Artist's impression of the JUICE mission to Jupiter
Even before the giddiness wears off from the successful New Horizons fly-by of Pluto space scientists are planning new explorations of the solar system. This week the European Space Agency (ESA) selected Airbus Defence & Space as its prime industrial contractor for the JUICE (JUpiter ICy moons Explorer) mission to Jupiter and its satellites: volcanic Io, icy Europa, rocky/icy Ganymede and Callisto. The contract covers the industrial activities for the design, development, integration, test, launch campaign and in-space commissioning of the spacecraft, which will be launched in 2022 from Europe’s spaceport in Kourou, French Guiana, on an Ariane 5 rocket, arriving at Jupiter in 2030 to spend at least three years making detailed observations.
With Europa, Ganymede and Callisto all believed to have internal oceans, the mission will study the moons as potential habitats for life in an ongoing attempt to determine the conditions needed for planet formation as well as looking for clues as to how life emerges and how the Solar System works. JUICE will make the first measurements of the thickness of Europa’s icy crust and try to identify candidate sites for future spacecraft landings. It will continuously observe Jupiter’s atmosphere and magnetosphere, and the interaction of the moons with the gas giant planet.
JUICE will be equipped with 10 instrument packages, including spectrometers, cameras, radar to penetrate ice, an altimeter and sensors to monitor magnetic fields and charged particles. The Jovian moons Callisto and Ganymede will assist JUICE as their gravity will be used to modify the spacecraft's trajectory to enable two Europa flybys to determine the composition of non-water-ice material on its frozen surface. Callisto’s gravity will be also employed to raise the orbital inclination of the spacecraft so as to observe Jupiter's polar regions.
A high gain antenna about 3m in diameter will provide at least 1.4 Gb of daily data downlink. Because of the distance to Earth back-and-forth signals from the spacecraft will take up to 1h 46 m, meaning the spacecraft must be capable of a certain amount of autonomous operation.
NASA also hopes to study the Jovian moon Europa, NASA’s fiscal year 2016 budget request includes $30 million to formulate a mission to Europa in the 2020s.

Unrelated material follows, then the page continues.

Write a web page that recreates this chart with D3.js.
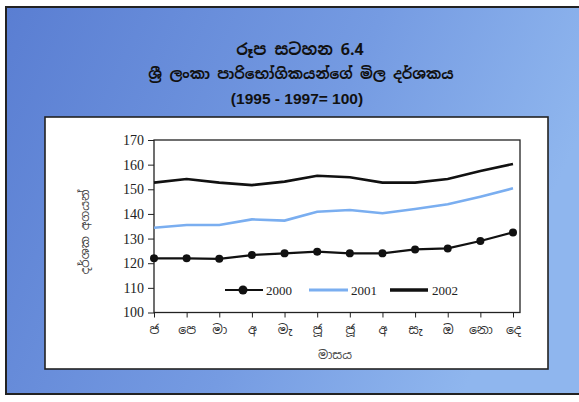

The mission would send a solar-powered spacecraft into a looping orbit around the gas giant Jupiter to perform repeated close flybys of Europa over a three-year period at altitudes ranging from 25 km to 2,700 km. Earlier this year the space agency selected nine science instruments to investigate whether the mysterious icy moon could harbor conditions suitable for life. The payload of selected science instruments includes cameras and spectrometers to produce high-resolution images of Europa’s surface and determine its composition. Ice penetrating radar will determine the thickness of the moon’s icy shell and search for subsurface lakes similar to those beneath Antarctica. The mission also will carry a magnetometer to measure the strength and direction of the moon’s magnetic field, which will allow scientists to determine the depth and salinity of its ocean.